The Sabres have nine picks, the most since 2010, and two first-rounders for the first time since 2008, when they scored huge hits with defenseman Tyler Myers 12th and center Tyler Ennis 26th.
The 21st pick came from Nashville for center Paul Gaustad. The 44th selection arrived with Regehr from Calgary. The Sabres haven’t picked in the second round since choosing center Luke Adam 44th in 2008. They have two second-rounders for the first time since 2007.
The Sabres select again at 73, 133, 163, 193 and 204 (via Florida). They traded their fourth-rounder to the New York Islanders for defenseman Christian Ehrhoff’s rights.

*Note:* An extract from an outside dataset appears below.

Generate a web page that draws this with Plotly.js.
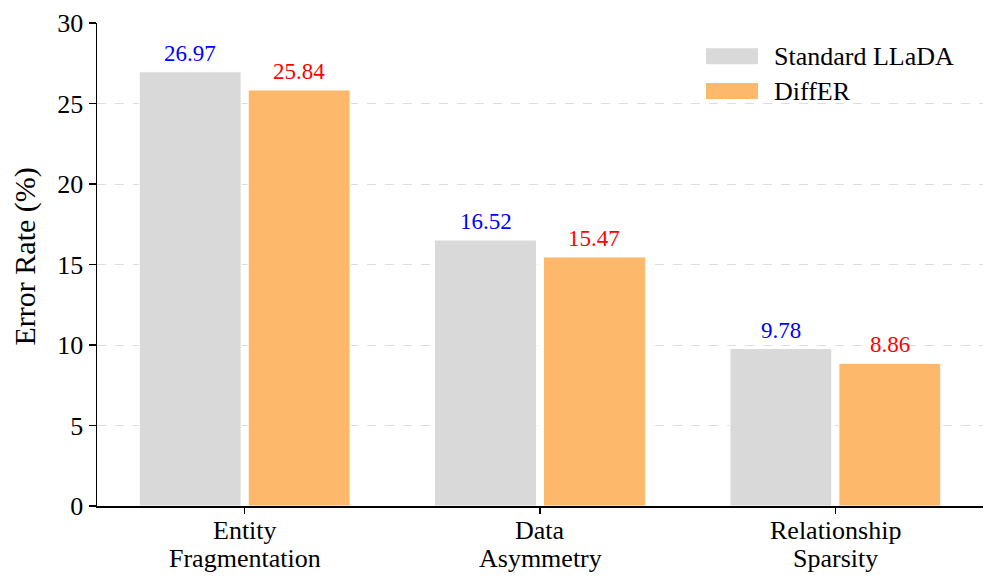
<!DOCTYPE html>
<html>
<head>
<meta charset="utf-8">
<script src="https://cdn.plot.ly/plotly-3.0.1.min.js"></script>
<style>html,body{margin:0;padding:0;background:#fff}#chart{width:996px;height:587px}</style>
</head>
<body>
<div id="chart"></div>
<script>
const categories = ["Entity<br>Fragmentation", "Data<br>Asymmetry", "Relationship<br>Sparsity"];
const seriesNames = ["Standard LLaDA", "DiffER"];
const standardValues = [26.97, 16.52, 9.78];
const differValues = [25.84, 15.47, 8.86];
const yTicks = [0, 5, 10, 15, 20, 25, 30];
const yTitle = "Error Rate (%)";

const FONT = "'Liberation Serif', 'Times New Roman', serif";
const colors = ["#d9d9d9", "#fdb86b"];
const labelColors = ["#0000ff", "#ff0000"];
const barW = 0.345;
const centerOff = 0.1845;
const idx = categories.map((_, i) => i);

const series = [standardValues, differValues];
const traces = series.map((vals, s) => ({
  type: "bar",
  x: idx,
  y: vals,
  name: seriesNames[s],
  width: barW,
  offset: (s === 0 ? -centerOff : centerOff) - barW / 2,
  marker: { color: colors[s], line: { color: "#ffffff", width: 1 } },
  showlegend: false,
  hoverinfo: "skip"
}));

const annotations = [];
series.forEach((vals, s) => {
  vals.forEach((v, i) => {
    annotations.push({
      x: i + (s === 0 ? -centerOff : centerOff),
      y: v, xref: "x", yref: "y",
      text: v.toFixed(2), showarrow: false,
      yanchor: "bottom", yshift: 4,
      font: { family: FONT, size: 23, color: labelColors[s] }
    });
  });
});

// category labels, one annotation per line (tight line spacing)
const lineShifts = [-24, -52.5];
categories.forEach((c, i) => {
  c.split("<br>").forEach((line, k) => {
    annotations.push({
      x: i, xref: "x", y: 0, yref: "paper",
      text: line, showarrow: false,
      xanchor: "center", yanchor: "middle", yshift: lineShifts[k],
      font: { family: FONT, size: 26, color: "#000" }
    });
  });
});

// y-axis title
annotations.push({
  x: 0, xref: "paper", y: 0.5166, yref: "paper",
  xanchor: "center", yanchor: "middle", xshift: -72,
  text: yTitle, textangle: -90, showarrow: false,
  font: { family: FONT, size: 30, color: "#000" }
});

// legend drawn in paper coordinates
const shapes = [];
const legendRows = [0.931, 0.859];
seriesNames.forEach((n, s) => {
  const yc = legendRows[s];
  shapes.push({
    type: "rect", xref: "paper", yref: "paper",
    x0: (706 - 97) / 886, x1: (758 - 97) / 886,
    y0: yc - 8 / 484, y1: yc + 8 / 484,
    fillcolor: colors[s], line: { width: 0 }
  });
  annotations.push({
    xref: "paper", yref: "paper",
    x: (772 - 97) / 886, y: yc, xanchor: "left", yanchor: "middle",
    text: n, showarrow: false,
    font: { family: FONT, size: 26, color: "#000" }
  });
});

const layout = {
  width: 996, height: 587,
  margin: { l: 97, r: 13, t: 23, b: 81 },
  paper_bgcolor: "#fff", plot_bgcolor: "#fff",
  barmode: "overlay",
  font: { family: FONT, size: 25, color: "#000" },
  xaxis: {
    range: [-0.5, 2.5],
    tickmode: "array", tickvals: idx, ticktext: idx.map(() => ""),
    showline: true, linecolor: "#000", linewidth: 1.5,
    ticks: "outside", ticklen: 6, tickwidth: 1.5, tickcolor: "#000",
    showgrid: false, zeroline: false
  },
  yaxis: {
    range: [0, 30],
    tickmode: "array", tickvals: yTicks,
    showline: true, linecolor: "#000", linewidth: 1.5,
    ticks: "outside", ticklen: 7, tickwidth: 1.5, tickcolor: "#000",
    showgrid: true, gridcolor: "#dddddd", griddash: "dash", gridwidth: 1,
    zeroline: false,
    tickfont: { family: FONT, size: 26, color: "#000" }
  },
  annotations: annotations,
  shapes: shapes
};

Plotly.newPlot("chart", traces, layout, { displayModeBar: false, staticPlot: true });
</script>
</body>
</html>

Some have panned this draft as weak. The view may depend on your position, said Kevin Devine, the team’s director of amateur scouting. A team with a lottery pick might not receive the same impact as past years.
“I think it’s a fairly good draft,” Devine said. “There’s as many as 20 players deep in the first round where you can get a real good player.”

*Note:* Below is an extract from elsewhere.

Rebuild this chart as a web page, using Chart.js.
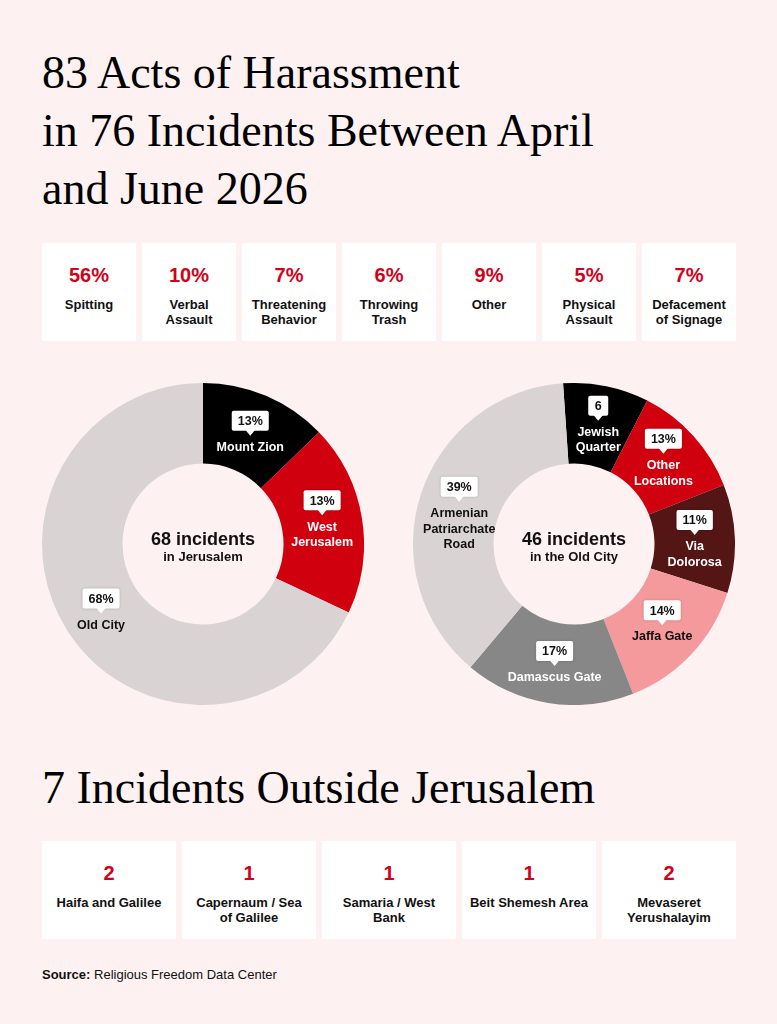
<!DOCTYPE html>
<html>
<head>
<meta charset="utf-8">
<script src="https://cdn.jsdelivr.net/npm/chart.js@4"></script>
<style>
  html, body { margin: 0; padding: 0; }
  body {
    width: 777px; height: 1024px; position: relative; overflow: hidden;
    background: #fef1f1; font-family: "Liberation Sans", Arial, sans-serif; color: #111;
  }
  .title {
    position: absolute; left: 42px; top: 44px; margin: 0;
    font-family: "Liberation Serif", "Times New Roman", serif; font-weight: normal;
    font-size: 46px; line-height: 58px; color: #000; white-space: nowrap;
  }
  .subtitle { top: 759px; }
  .cards { position: absolute; left: 42px; display: flex; gap: 6px; }
  .cards.top { top: 243px; }
  .cards.bottom { top: 841px; }
  .card {
    background: #fff; height: 98px; text-align: center; box-sizing: border-box; padding-top: 21px;
  }
  .cards.top .card { width: 94px; }
  .cards.bottom .card { width: 134px; }
  .card .num { color: #d0021b; font-weight: bold; font-size: 20px; line-height: 23px; }
  .card .lbl { font-weight: bold; font-size: 13px; line-height: 15px; margin-top: 10px; }
  .donut { position: absolute; top: 383px; width: 322px; height: 322px; }
  .center { position: absolute; text-align: center; font-weight: bold; width: 170px; }
  .center .big { font-size: 18px; line-height: 20px; }
  .center .small { font-size: 13px; line-height: 15px; }
  .source { position: absolute; left: 42px; top: 967px; font-size: 13px; line-height: 16px; }
</style>
</head>
<body>
<h1 class="title">83 Acts of Harassment<br>in 76 Incidents Between April<br>and June 2026</h1>

<div class="cards top" id="topCards"></div>

<div class="donut" style="left:42px"><canvas id="cityChart" width="322" height="322"></canvas></div>
<div class="donut" style="left:413px"><canvas id="oldCityChart" width="322" height="322"></canvas></div>
<div class="center" style="left:118px; top:529px"><div class="big">68 incidents</div><div class="small">in Jerusalem</div></div>
<div class="center" style="left:489px; top:529px"><div class="big">46 incidents</div><div class="small">in the Old City</div></div>

<h1 class="title subtitle">7 Incidents Outside Jerusalem</h1>
<div class="cards bottom" id="bottomCards"></div>

<div class="source"><b>Source:</b> Religious Freedom Data Center</div>

<script>
// harassment types (top cards)
const typeShares = ["56%", "10%", "7%", "6%", "9%", "5%", "7%"];
const typeNames = ["Spitting", "Verbal<br>Assault", "Threatening<br>Behavior", "Throwing<br>Trash", "Other", "Physical<br>Assault", "Defacement<br>of Signage"];

// outside Jerusalem (bottom cards)
const outsideCounts = ["2", "1", "1", "1", "2"];
const outsideNames = ["Haifa and Galilee", "Capernaum / Sea<br>of Galilee", "Samaria / West<br>Bank", "Beit Shemesh Area", "Mevaseret<br>Yerushalayim"];

// Jerusalem donut
const cityNames = [["Mount Zion"], ["West", "Jerusalem"], ["Old City"]];
const cityValues = [12.8, 19.2, 68];
const cityTags = ["13%", "13%", "68%"];
const cityColors = ["#000000", "#d0000f", "#d9d4d3"];
const cityText = ["#fff", "#fff", "#111"];

// Old City donut
const oldNames = [["Jewish", "Quarter"], ["Other", "Locations"], ["Via", "Dolorosa"], ["Jaffa Gate"], ["Damascus Gate"], ["Armenian", "Patriarchate", "Road"]];
const oldValues = [8.6, 11.5, 10.9, 14.1, 17.1, 37.8];
const oldTags = ["6", "13%", "11%", "14%", "17%", "39%"];
const oldColors = ["#000000", "#d0000f", "#541515", "#f4999c", "#878787", "#d9d4d3"];
const oldText = ["#fff", "#fff", "#fff", "#111", "#fff", "#111"];

function fillCards(id, nums, names) {
    const box = document.getElementById(id);
    nums.forEach((n, i) => {
        const c = document.createElement("div");
        c.className = "card";
        c.innerHTML = `<div class="num">${n}</div><div class="lbl">${names[i]}</div>`;
        box.appendChild(c);
    });
}
fillCards("topCards", typeShares, typeNames);
fillCards("bottomCards", outsideCounts, outsideNames);

// callout boxes + segment names, placed on each arc's centroid
const calloutPlugin = {
    id: "callouts",
    afterDatasetsDraw(chart) {
        const ctx = chart.ctx;
        const ds = chart.data.datasets[0];
        const meta = chart.getDatasetMeta(0);
        meta.data.forEach((arc, i) => {
            const p = arc.tooltipPosition();
            const lines = ds.names[i];
            const lineH = 15.5;
            const boxH = 20, tail = 5, gap = 4;
            const total = boxH + tail + gap + lines.length * lineH;
            let y = p.y - total / 2 + (ds.shift ? ds.shift[i] : 0);

            ctx.save();
            ctx.font = "bold 12.5px 'Liberation Sans', Arial, sans-serif";
            const tw = ctx.measureText(ds.tags[i]).width;
            const bw = Math.max(tw + 12, 20);
            ctx.shadowColor = "rgba(0,0,0,0.18)";
            ctx.shadowBlur = 3;
            ctx.fillStyle = "#fff";
            ctx.beginPath();
            ctx.roundRect(p.x - bw / 2, y, bw, boxH, 2);
            ctx.fill();
            ctx.shadowColor = "transparent";
            ctx.beginPath();
            ctx.moveTo(p.x - 5, y + boxH - 1);
            ctx.lineTo(p.x + 5, y + boxH - 1);
            ctx.lineTo(p.x, y + boxH + tail);
            ctx.closePath();
            ctx.fill();
            ctx.fillStyle = "#111";
            ctx.textAlign = "center";
            ctx.textBaseline = "middle";
            ctx.fillText(ds.tags[i], p.x, y + boxH / 2 + 1);

            y += boxH + tail + gap;
            ctx.fillStyle = ds.textColors[i];
            lines.forEach((ln, k) => {
                ctx.fillText(ln, p.x, y + lineH * k + lineH / 2);
            });
            ctx.restore();
        });
    }
};

function makeDonut(id, values, colors, tags, names, textColors, rotation, shift) {
    return new Chart(document.getElementById(id), {
        type: "doughnut",
        data: {
            labels: names.map(n => n.join(" ")),
            datasets: [{
                data: values,
                backgroundColor: colors,
                borderWidth: 0,
                tags: tags,
                names: names,
                textColors: textColors,
                shift: shift
            }]
        },
        options: {
            responsive: false,
            animation: false,
            cutout: "50%",
            rotation: rotation,
            layout: { padding: 0 },
            plugins: { legend: { display: false }, tooltip: { enabled: false } }
        },
        plugins: [calloutPlugin]
    });
}

makeDonut("cityChart", cityValues, cityColors, cityTags, cityNames, cityText, 0, [0, -4, 2]);
makeDonut("oldCityChart", oldValues, oldColors, oldTags, oldNames, oldText, -3.9, [0, -4, 0, -4, 0, 8]);
</script>
</body>
</html>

However, consider the following:
–There’s little consensus on the top five picks, Devine said.
“We’re not averse to moving up,” he said. “But this year’s draft, it’s the first that I can remember where there’s not really that consensus top five out there. If you polled all the head scouts in the National Hockey League, you’d probably have 30 different lists.”

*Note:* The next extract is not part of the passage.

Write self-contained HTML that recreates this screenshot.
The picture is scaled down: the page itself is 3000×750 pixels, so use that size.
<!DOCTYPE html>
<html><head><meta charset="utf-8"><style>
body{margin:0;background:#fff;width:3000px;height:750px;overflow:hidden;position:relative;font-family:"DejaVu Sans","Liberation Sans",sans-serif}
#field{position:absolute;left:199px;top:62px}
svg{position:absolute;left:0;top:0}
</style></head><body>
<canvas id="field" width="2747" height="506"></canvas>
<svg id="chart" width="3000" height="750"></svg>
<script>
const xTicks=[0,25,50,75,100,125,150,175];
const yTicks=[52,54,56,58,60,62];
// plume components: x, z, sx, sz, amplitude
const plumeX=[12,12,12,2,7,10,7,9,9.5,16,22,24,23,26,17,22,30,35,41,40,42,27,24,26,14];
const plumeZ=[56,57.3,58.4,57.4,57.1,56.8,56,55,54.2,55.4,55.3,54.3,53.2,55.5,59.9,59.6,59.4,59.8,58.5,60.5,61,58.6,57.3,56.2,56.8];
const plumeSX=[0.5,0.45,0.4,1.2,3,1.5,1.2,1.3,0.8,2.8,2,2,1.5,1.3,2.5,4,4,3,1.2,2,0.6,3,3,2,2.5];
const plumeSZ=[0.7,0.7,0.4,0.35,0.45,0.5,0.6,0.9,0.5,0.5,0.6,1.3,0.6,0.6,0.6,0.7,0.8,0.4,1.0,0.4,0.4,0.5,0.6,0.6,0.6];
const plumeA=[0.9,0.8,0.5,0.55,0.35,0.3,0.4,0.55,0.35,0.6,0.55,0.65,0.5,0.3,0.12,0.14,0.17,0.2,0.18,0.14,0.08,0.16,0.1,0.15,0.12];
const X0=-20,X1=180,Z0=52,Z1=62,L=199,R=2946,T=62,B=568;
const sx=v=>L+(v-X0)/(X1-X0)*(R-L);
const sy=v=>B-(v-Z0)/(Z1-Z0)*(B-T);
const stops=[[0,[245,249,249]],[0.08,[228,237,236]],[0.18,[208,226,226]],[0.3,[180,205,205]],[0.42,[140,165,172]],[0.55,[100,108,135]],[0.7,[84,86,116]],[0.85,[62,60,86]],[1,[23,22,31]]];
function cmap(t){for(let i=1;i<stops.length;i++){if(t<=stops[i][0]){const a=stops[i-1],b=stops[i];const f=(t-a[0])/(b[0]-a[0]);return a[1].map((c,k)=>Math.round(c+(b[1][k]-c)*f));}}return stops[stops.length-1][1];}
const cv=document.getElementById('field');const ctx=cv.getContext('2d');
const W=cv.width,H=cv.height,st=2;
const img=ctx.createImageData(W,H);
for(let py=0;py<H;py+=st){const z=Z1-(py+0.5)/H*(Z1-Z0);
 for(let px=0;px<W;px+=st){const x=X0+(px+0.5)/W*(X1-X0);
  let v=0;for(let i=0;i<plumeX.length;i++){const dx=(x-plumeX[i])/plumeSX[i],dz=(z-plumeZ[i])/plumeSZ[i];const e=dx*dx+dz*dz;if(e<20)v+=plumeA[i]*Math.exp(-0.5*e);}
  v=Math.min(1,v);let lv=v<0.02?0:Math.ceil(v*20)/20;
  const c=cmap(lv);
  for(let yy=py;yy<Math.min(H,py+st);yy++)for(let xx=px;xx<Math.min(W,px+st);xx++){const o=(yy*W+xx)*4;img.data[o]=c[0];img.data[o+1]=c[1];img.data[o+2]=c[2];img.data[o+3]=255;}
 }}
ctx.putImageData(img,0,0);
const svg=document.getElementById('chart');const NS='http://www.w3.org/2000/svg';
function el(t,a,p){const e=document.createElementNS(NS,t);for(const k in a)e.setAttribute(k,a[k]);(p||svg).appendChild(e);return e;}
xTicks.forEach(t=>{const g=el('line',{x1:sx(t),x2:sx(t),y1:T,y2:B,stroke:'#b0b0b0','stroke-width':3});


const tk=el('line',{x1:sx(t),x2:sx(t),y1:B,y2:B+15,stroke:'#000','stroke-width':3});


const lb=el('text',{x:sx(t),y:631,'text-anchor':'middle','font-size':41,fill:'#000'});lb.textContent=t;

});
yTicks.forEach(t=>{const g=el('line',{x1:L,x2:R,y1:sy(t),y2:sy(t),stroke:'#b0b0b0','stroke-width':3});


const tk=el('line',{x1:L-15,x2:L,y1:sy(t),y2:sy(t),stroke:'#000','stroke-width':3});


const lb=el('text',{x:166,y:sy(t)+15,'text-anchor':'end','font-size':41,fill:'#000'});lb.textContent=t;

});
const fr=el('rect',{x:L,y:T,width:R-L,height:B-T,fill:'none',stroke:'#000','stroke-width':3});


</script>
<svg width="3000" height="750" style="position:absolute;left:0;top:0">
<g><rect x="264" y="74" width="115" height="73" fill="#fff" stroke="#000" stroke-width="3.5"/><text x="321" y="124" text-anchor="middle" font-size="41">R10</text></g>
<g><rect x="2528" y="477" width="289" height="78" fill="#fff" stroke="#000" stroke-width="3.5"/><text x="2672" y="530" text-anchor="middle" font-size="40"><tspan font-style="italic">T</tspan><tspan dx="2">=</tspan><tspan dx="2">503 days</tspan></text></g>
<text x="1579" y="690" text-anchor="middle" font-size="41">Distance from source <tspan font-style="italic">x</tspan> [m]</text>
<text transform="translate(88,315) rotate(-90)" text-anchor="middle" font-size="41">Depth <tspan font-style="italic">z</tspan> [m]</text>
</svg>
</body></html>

If the Sabres move up, it’ll likely be from that 21st pick.
“For us to try to move up to the top five, the price it’s going to be, I’m not sure it’s worth it because I’m not sure if those players are going to distinguish themselves any differently than some of the players that might be around nine,” Devine said. “If we’re sitting at 12 and we really like a guy and we see him falling, then there’s a possibility that we’ll move up.”